Universal Studios The Mummy needs no introduction. This pre-code horror film is typically grouped in with Universal's other classic horror movies, including Dracula, Frankenstein, and The Creature From the Black Lagoon. The plot is simple – in 1921 the tomb of Im-Ho-Tep is uncovered. It is revealed that Im-Ho-Tep was condemned and buried alive. Along with the tomb is the scroll of Toth, which a member of the expedition reads out-loud, thus bringing Im-Ho-Tep back to life. Ten years pass and Im-Ho-Tep has returned, disguised as a modern man Ardath Bey. Ardath Bay calls upon a new expedition crew to dig up the tomb of Princess Ankh-es-en-Amon. From there he attempts to resurrect the dead princess who has since been reincarnated.

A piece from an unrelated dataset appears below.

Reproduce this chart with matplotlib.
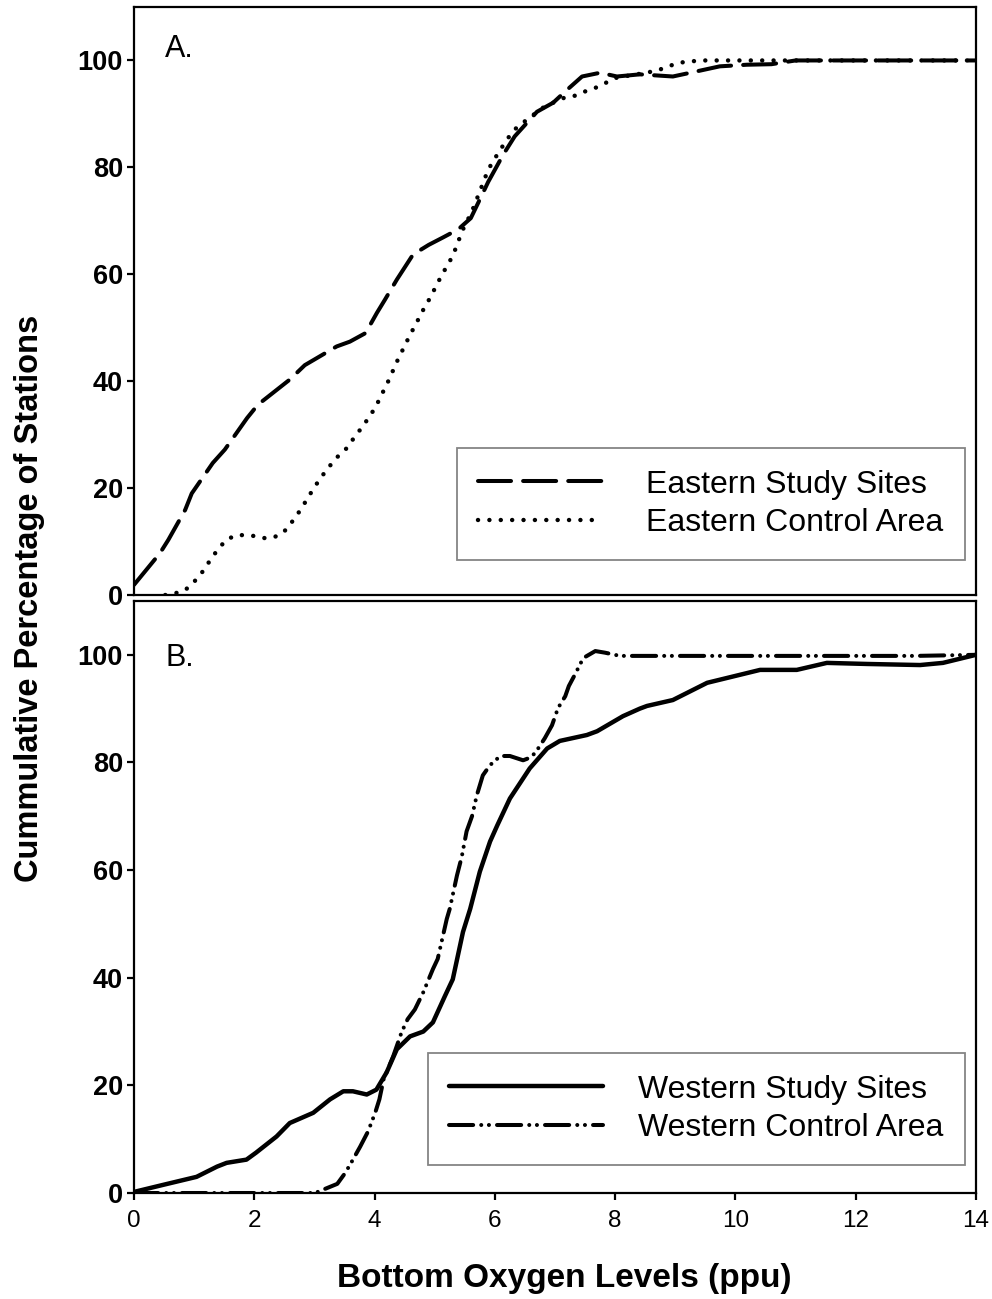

If you haven't seen this film, you're in for a treat. Boris Karloff is exceptionally creepy, but Zita Johann gives the best performance in the film. All that said, I won't be reviewing the film in a traditional manner. Countless people who know more than I have already done that. What interests me is how the world at the time shaped The Mummy.

Lauren Looks Back: The Mummy (1932)

The Mummy came out at a particularly interesting point in history. America was lush with Egyptomania. Even before Universal's The Mummy, cinema had been exploring Ancient Egypt. Between 1908 and 1918 there were five film versions of Cleopatra. Cinema was also not shying away from the undead either. Looking the unknown gave cinema an added boost — film could reshape time and stare death in the face, causing imaginations to flourish. There were already two The Mummy movies (1911, 1914) and countless other movies featuring a mummy as the subject matter. But it wasn't just the films themselves that were in love with Ancient Egypt. Movie theaters were inspired heavily by Ancient Egypt. In The Curse of the Pharaoh, or How Cinema Contracted Egyptomania (October vol 59 Lant, Antonia 1992, p. 90), the author draws some parallels between cinema and Ancient Egypt.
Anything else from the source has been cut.